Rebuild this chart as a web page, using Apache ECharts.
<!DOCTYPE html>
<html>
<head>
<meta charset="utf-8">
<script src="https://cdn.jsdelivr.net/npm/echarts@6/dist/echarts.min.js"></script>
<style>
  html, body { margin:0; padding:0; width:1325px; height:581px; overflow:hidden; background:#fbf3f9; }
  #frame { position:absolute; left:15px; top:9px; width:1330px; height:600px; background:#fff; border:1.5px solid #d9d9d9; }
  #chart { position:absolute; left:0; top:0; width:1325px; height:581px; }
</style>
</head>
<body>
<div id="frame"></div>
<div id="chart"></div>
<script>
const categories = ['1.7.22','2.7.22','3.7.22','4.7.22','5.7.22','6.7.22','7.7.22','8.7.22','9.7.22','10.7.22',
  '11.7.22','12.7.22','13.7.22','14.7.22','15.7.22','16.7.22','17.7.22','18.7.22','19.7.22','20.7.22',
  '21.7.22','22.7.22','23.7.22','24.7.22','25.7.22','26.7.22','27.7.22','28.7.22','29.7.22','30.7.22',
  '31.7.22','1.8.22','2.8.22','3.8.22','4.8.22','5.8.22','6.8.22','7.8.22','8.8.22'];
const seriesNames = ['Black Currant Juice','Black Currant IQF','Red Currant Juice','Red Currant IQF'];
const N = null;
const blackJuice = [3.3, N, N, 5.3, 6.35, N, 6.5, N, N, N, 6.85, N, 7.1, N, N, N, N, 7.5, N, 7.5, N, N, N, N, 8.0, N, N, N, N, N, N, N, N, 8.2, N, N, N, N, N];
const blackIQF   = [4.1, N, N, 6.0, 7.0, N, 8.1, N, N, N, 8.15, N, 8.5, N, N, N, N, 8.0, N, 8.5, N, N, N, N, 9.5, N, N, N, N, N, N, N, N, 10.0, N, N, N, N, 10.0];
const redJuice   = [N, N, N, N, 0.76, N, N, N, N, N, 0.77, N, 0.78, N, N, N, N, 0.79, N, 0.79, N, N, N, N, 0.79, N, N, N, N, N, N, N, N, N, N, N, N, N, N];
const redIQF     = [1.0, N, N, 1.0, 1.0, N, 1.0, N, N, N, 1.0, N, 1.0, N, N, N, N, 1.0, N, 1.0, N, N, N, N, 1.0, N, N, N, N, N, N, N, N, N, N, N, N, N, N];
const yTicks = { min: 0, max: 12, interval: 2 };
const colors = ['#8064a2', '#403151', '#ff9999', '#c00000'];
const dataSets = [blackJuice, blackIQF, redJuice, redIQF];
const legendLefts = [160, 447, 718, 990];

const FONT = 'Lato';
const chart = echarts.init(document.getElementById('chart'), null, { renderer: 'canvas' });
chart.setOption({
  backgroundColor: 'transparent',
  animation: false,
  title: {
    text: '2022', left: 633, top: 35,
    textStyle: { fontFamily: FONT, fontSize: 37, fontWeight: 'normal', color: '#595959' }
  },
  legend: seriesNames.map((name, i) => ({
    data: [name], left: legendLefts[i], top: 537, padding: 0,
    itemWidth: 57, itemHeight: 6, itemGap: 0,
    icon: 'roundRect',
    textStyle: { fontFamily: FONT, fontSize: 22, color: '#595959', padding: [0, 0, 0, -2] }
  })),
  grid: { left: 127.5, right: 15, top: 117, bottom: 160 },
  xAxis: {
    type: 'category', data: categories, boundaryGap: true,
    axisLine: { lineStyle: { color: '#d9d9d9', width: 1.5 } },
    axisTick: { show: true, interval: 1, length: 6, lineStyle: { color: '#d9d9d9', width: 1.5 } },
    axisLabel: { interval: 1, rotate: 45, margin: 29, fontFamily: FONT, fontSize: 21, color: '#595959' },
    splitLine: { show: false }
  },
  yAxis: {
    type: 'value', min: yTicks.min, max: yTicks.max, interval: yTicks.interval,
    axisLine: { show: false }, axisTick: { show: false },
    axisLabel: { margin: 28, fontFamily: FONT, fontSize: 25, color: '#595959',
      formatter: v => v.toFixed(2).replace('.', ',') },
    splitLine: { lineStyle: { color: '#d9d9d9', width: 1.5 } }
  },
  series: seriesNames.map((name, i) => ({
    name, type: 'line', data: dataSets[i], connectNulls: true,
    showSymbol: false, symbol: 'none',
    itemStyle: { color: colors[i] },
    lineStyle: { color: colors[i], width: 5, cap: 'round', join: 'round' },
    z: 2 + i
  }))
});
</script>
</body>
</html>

*Stated exercise:*
Extract all the material, leaving every line as it is.

*Result below:*
Rebuild this chart as a web page, using Apache ECharts.
<!DOCTYPE html>
<html>
<head>
<meta charset="utf-8">
<script src="https://cdn.jsdelivr.net/npm/echarts@6/dist/echarts.min.js"></script>
<style>
  html, body { margin:0; padding:0; width:1325px; height:581px; overflow:hidden; background:#fbf3f9; }
  #frame { position:absolute; left:15px; top:9px; width:1330px; height:600px; background:#fff; border:1.5px solid #d9d9d9; }
  #chart { position:absolute; left:0; top:0; width:1325px; height:581px; }
</style>
</head>
<body>
<div id="frame"></div>
<div id="chart"></div>
<script>
const categories = ['1.7.22','2.7.22','3.7.22','4.7.22','5.7.22','6.7.22','7.7.22','8.7.22','9.7.22','10.7.22',
  '11.7.22','12.7.22','13.7.22','14.7.22','15.7.22','16.7.22','17.7.22','18.7.22','19.7.22','20.7.22',
  '21.7.22','22.7.22','23.7.22','24.7.22','25.7.22','26.7.22','27.7.22','28.7.22','29.7.22','30.7.22',
  '31.7.22','1.8.22','2.8.22','3.8.22','4.8.22','5.8.22','6.8.22','7.8.22','8.8.22'];
const seriesNames = ['Black Currant Juice','Black Currant IQF','Red Currant Juice','Red Currant IQF'];
const N = null;
const blackJuice = [3.3, N, N, 5.3, 6.35, N, 6.5, N, N, N, 6.85, N, 7.1, N, N, N, N, 7.5, N, 7.5, N, N, N, N, 8.0, N, N, N, N, N, N, N, N, 8.2, N, N, N, N, N];
const blackIQF   = [4.1, N, N, 6.0, 7.0, N, 8.1, N, N, N, 8.15, N, 8.5, N, N, N, N, 8.0, N, 8.5, N, N, N, N, 9.5, N, N, N, N, N, N, N, N, 10.0, N, N, N, N, 10.0];
const redJuice   = [N, N, N, N, 0.76, N, N, N, N, N, 0.77, N, 0.78, N, N, N, N, 0.79, N, 0.79, N, N, N, N, 0.79, N, N, N, N, N, N, N, N, N, N, N, N, N, N];
const redIQF     = [1.0, N, N, 1.0, 1.0, N, 1.0, N, N, N, 1.0, N, 1.0, N, N, N, N, 1.0, N, 1.0, N, N, N, N, 1.0, N, N, N, N, N, N, N, N, N, N, N, N, N, N];
const yTicks = { min: 0, max: 12, interval: 2 };
const colors = ['#8064a2', '#403151', '#ff9999', '#c00000'];
const dataSets = [blackJuice, blackIQF, redJuice, redIQF];
const legendLefts = [160, 447, 718, 990];

const FONT = 'Lato';
const chart = echarts.init(document.getElementById('chart'), null, { renderer: 'canvas' });
chart.setOption({
  backgroundColor: 'transparent',
  animation: false,
  title: {
    text: '2022', left: 633, top: 35,
    textStyle: { fontFamily: FONT, fontSize: 37, fontWeight: 'normal', color: '#595959' }
  },
  legend: seriesNames.map((name, i) => ({
    data: [name], left: legendLefts[i], top: 537, padding: 0,
    itemWidth: 57, itemHeight: 6, itemGap: 0,
    icon: 'roundRect',
    textStyle: { fontFamily: FONT, fontSize: 22, color: '#595959', padding: [0, 0, 0, -2] }
  })),
  grid: { left: 127.5, right: 15, top: 117, bottom: 160 },
  xAxis: {
    type: 'category', data: categories, boundaryGap: true,
    axisLine: { lineStyle: { color: '#d9d9d9', width: 1.5 } },
    axisTick: { show: true, interval: 1, length: 6, lineStyle: { color: '#d9d9d9', width: 1.5 } },
    axisLabel: { interval: 1, rotate: 45, margin: 29, fontFamily: FONT, fontSize: 21, color: '#595959' },
    splitLine: { show: false }
  },
  yAxis: {
    type: 'value', min: yTicks.min, max: yTicks.max, interval: yTicks.interval,
    axisLine: { show: false }, axisTick: { show: false },
    axisLabel: { margin: 28, fontFamily: FONT, fontSize: 25, color: '#595959',
      formatter: v => v.toFixed(2).replace('.', ',') },
    splitLine: { lineStyle: { color: '#d9d9d9', width: 1.5 } }
  },
  series: seriesNames.map((name, i) => ({
    name, type: 'line', data: dataSets[i], connectNulls: true,
    showSymbol: false, symbol: 'none',
    itemStyle: { color: colors[i] },
    lineStyle: { color: colors[i], width: 5, cap: 'round', join: 'round' },
    z: 2 + i
  }))
});
</script>
</body>
</html>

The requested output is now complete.